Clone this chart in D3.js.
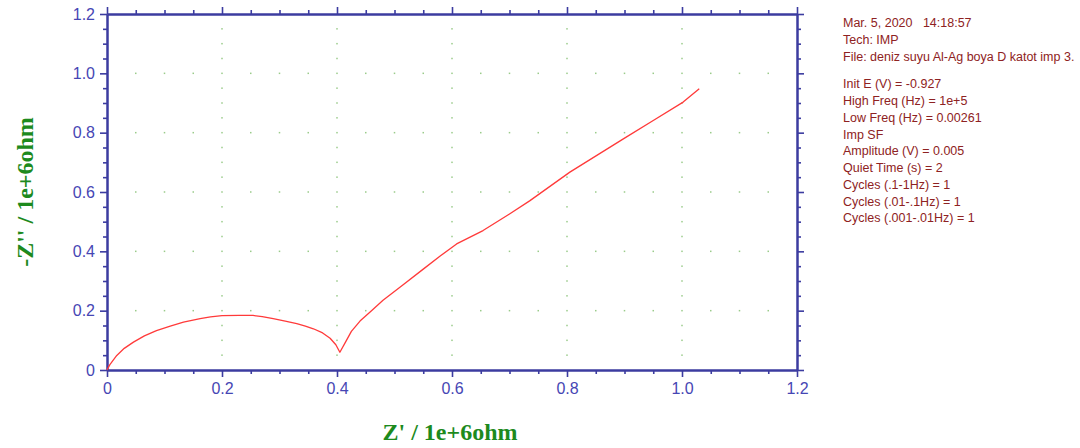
<!DOCTYPE html>
<html>
<head>
<meta charset="utf-8">
<script src="https://cdn.jsdelivr.net/npm/d3@7/dist/d3.min.js"></script>
<style>
  html, body { margin: 0; padding: 0; background: #fff; }
  svg { display: block; }
  .info text { white-space: pre; }
</style>
</head>
<body>
<svg id="chart" width="1080" height="448"></svg>
<script>
// Nyquist plot: Z' (real) vs -Z'' (imaginary), units of 1e+6 ohm
const zReal = [0, 0.005, 0.017, 0.03, 0.046, 0.065, 0.086, 0.11, 0.133, 0.162, 0.18, 0.2, 0.23, 0.254,
  0.27, 0.289, 0.31, 0.33, 0.345, 0.359, 0.375, 0.388, 0.398, 0.405,
  0.415, 0.425, 0.44, 0.46, 0.48, 0.51, 0.55, 0.58, 0.608, 0.654, 0.70, 0.735, 0.805, 0.898, 0.95, 1.002, 1.03];
const zImag = [0, 0.018, 0.049, 0.073, 0.094, 0.115, 0.133, 0.148, 0.161, 0.173, 0.179, 0.183, 0.184, 0.184,
  0.18, 0.173, 0.165, 0.156, 0.148, 0.139, 0.125, 0.107, 0.085, 0.06,
  0.095, 0.13, 0.165, 0.2, 0.235, 0.28, 0.34, 0.385, 0.425, 0.47, 0.526, 0.57, 0.667, 0.779, 0.841, 0.903, 0.948];

const xTicks = [0, 0.2, 0.4, 0.6, 0.8, 1.0, 1.2];
const xTickLabels = ["0", "0.2", "0.4", "0.6", "0.8", "1.0", "1.2"];
const yTicks = [0, 0.2, 0.4, 0.6, 0.8, 1.0, 1.2];
const yTickLabels = ["0", "0.2", "0.4", "0.6", "0.8", "1.0", "1.2"];
const minorStep = 0.05;

const infoLines = [
  "Mar. 5, 2020   14:18:57",
  "Tech: IMP",
  "File: deniz suyu Al-Ag boya D katot imp 3.",
  "",
  "Init E (V) = -0.927",
  "High Freq (Hz) = 1e+5",
  "Low Freq (Hz) = 0.00261",
  "Imp SF",
  "Amplitude (V) = 0.005",
  "Quiet Time (s) = 2",
  "Cycles (.1-1Hz) = 1",
  "Cycles (.01-.1Hz) = 1",
  "Cycles (.001-.01Hz) = 1"
];

const axisColor = "#3c3ca0";
const labelColor = "#4646b4";
const titleColor = "#1d8a1d";
const infoColor = "#8e2222";

const svg = d3.select("#chart");
svg.append("rect").attr("width", 1080).attr("height", 448).attr("fill", "#fff");

const plotLeft = 107, plotRight = 797, plotTop = 14, plotBottom = 370;
const x = d3.scaleLinear().domain([0, 1.2]).range([plotLeft, plotRight]);
const y = d3.scaleLinear().domain([0, 1.2]).range([plotBottom, plotTop]);

const minors = d3.range(0, 1.2 + 1e-9, minorStep).map(v => +v.toFixed(3));

// dotted grid: dots along each interior major line at every minor step
const grid = svg.append("g").attr("fill", "#9acb8a");
xTicks.slice(1, -1).forEach(xv => {
  minors.slice(1, -1).forEach(yv => {
    grid.append("rect").attr("x", x(xv) - 0.75).attr("y", y(yv) - 0.75).attr("width", 1.5).attr("height", 1.5);
  });
});
yTicks.slice(1, -1).forEach(yv => {
  minors.slice(1, -1).forEach(xv => {
    if (xTicks.some(t => Math.abs(t - xv) < 1e-9)) return;
    grid.append("rect").attr("x", x(xv) - 0.75).attr("y", y(yv) - 0.75).attr("width", 1.5).attr("height", 1.5);
  });
});

// axes on all four sides, ticks pointing outward
function styleAxis(g) {
  g.select(".domain").attr("stroke", axisColor).attr("stroke-width", 2);
  g.selectAll(".tick line").attr("stroke", axisColor).attr("stroke-width", 1.6);
  g.selectAll(".tick text").attr("fill", labelColor)
    .style("font-family", "Arial, 'Liberation Sans', sans-serif").style("font-size", "16px");
}

const isMajor = v => xTicks.some(t => Math.abs(t - v) < 1e-9);
const minorOnly = minors.filter(v => !isMajor(v));

// minor ticks
svg.append("g").attr("transform", `translate(0,${plotBottom})`)
  .call(d3.axisBottom(x).tickValues(minorOnly).tickSize(4).tickSizeOuter(0).tickFormat(""))
  .call(styleAxis);
svg.append("g").attr("transform", `translate(0,${plotTop})`)
  .call(d3.axisTop(x).tickValues(minorOnly).tickSize(4).tickSizeOuter(0).tickFormat(""))
  .call(styleAxis);
svg.append("g").attr("transform", `translate(${plotLeft},0)`)
  .call(d3.axisLeft(y).tickValues(minorOnly).tickSize(4).tickSizeOuter(0).tickFormat(""))
  .call(styleAxis);
svg.append("g").attr("transform", `translate(${plotRight},0)`)
  .call(d3.axisRight(y).tickValues(minorOnly).tickSize(4).tickSizeOuter(0).tickFormat(""))
  .call(styleAxis);

// major ticks with labels
svg.append("g").attr("transform", `translate(0,${plotBottom})`)
  .call(d3.axisBottom(x).tickValues(xTicks).tickSize(7).tickSizeOuter(0).tickPadding(6)
    .tickFormat((d, i) => xTickLabels[i]))
  .call(styleAxis);
svg.append("g").attr("transform", `translate(0,${plotTop})`)
  .call(d3.axisTop(x).tickValues(xTicks).tickSize(7).tickSizeOuter(0).tickFormat(""))
  .call(styleAxis);
svg.append("g").attr("transform", `translate(${plotLeft},0)`)
  .call(d3.axisLeft(y).tickValues(yTicks).tickSize(7).tickSizeOuter(0).tickPadding(5)
    .tickFormat((d, i) => yTickLabels[i]))
  .call(styleAxis);
svg.append("g").attr("transform", `translate(${plotRight},0)`)
  .call(d3.axisRight(y).tickValues(yTicks).tickSize(7).tickSizeOuter(0).tickFormat(""))
  .call(styleAxis);

// impedance curve
const pts = zReal.map((v, i) => [v, zImag[i]]);
svg.append("path")
  .datum(pts)
  .attr("fill", "none")
  .attr("stroke", "#ff3a3a")
  .attr("stroke-width", 1.3)
  .attr("stroke-linejoin", "round")
  .attr("d", d3.line().x(d => x(d[0])).y(d => y(d[1])).curve(d3.curveLinear));

// axis titles
svg.append("text")
  .attr("x", 450).attr("y", 440)
  .attr("text-anchor", "middle")
  .attr("fill", titleColor)
  .style("font-family", "'Liberation Serif', 'Times New Roman', serif")
  .style("font-weight", "bold").style("font-size", "24px")
  .text("Z' / 1e+6ohm");
svg.append("text")
  .attr("transform", "translate(33,192) rotate(-90)")
  .attr("text-anchor", "middle")
  .attr("fill", titleColor)
  .style("font-family", "'Liberation Serif', 'Times New Roman', serif")
  .style("font-weight", "bold").style("font-size", "24px")
  .text("-Z'' / 1e+6ohm");

// experiment info block
const info = svg.append("g")
  .attr("class", "info")
  .attr("fill", infoColor)
  .style("font-family", "Arial, 'Liberation Sans', sans-serif")
  .style("font-size", "12.5px");
let ty = 27;
infoLines.forEach(line => {
  if (line === "") { ty += 11; return; }
  info.append("text").attr("x", 843).attr("y", ty)
    .attr("xml:space", "preserve")
    .style("white-space", "pre")
    .text(line);
  ty += 16.75;
});
</script>
</body>
</html>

________________________

*Goal*: Begin at the first line of the material and copy each line exactly through the one containing "const minorStep = 0.05;". Omit pictures.

*Result of the task*:
Clone this chart in D3.js.
<!DOCTYPE html>
<html>
<head>
<meta charset="utf-8">
<script src="https://cdn.jsdelivr.net/npm/d3@7/dist/d3.min.js"></script>
<style>
  html, body { margin: 0; padding: 0; background: #fff; }
  svg { display: block; }
  .info text { white-space: pre; }
</style>
</head>
<body>
<svg id="chart" width="1080" height="448"></svg>
<script>
// Nyquist plot: Z' (real) vs -Z'' (imaginary), units of 1e+6 ohm
const zReal = [0, 0.005, 0.017, 0.03, 0.046, 0.065, 0.086, 0.11, 0.133, 0.162, 0.18, 0.2, 0.23, 0.254,
  0.27, 0.289, 0.31, 0.33, 0.345, 0.359, 0.375, 0.388, 0.398, 0.405,
  0.415, 0.425, 0.44, 0.46, 0.48, 0.51, 0.55, 0.58, 0.608, 0.654, 0.70, 0.735, 0.805, 0.898, 0.95, 1.002, 1.03];
const zImag = [0, 0.018, 0.049, 0.073, 0.094, 0.115, 0.133, 0.148, 0.161, 0.173, 0.179, 0.183, 0.184, 0.184,
  0.18, 0.173, 0.165, 0.156, 0.148, 0.139, 0.125, 0.107, 0.085, 0.06,
  0.095, 0.13, 0.165, 0.2, 0.235, 0.28, 0.34, 0.385, 0.425, 0.47, 0.526, 0.57, 0.667, 0.779, 0.841, 0.903, 0.948];

const xTicks = [0, 0.2, 0.4, 0.6, 0.8, 1.0, 1.2];
const xTickLabels = ["0", "0.2", "0.4", "0.6", "0.8", "1.0", "1.2"];
const yTicks = [0, 0.2, 0.4, 0.6, 0.8, 1.0, 1.2];
const yTickLabels = ["0", "0.2", "0.4", "0.6", "0.8", "1.0", "1.2"];
const minorStep = 0.05;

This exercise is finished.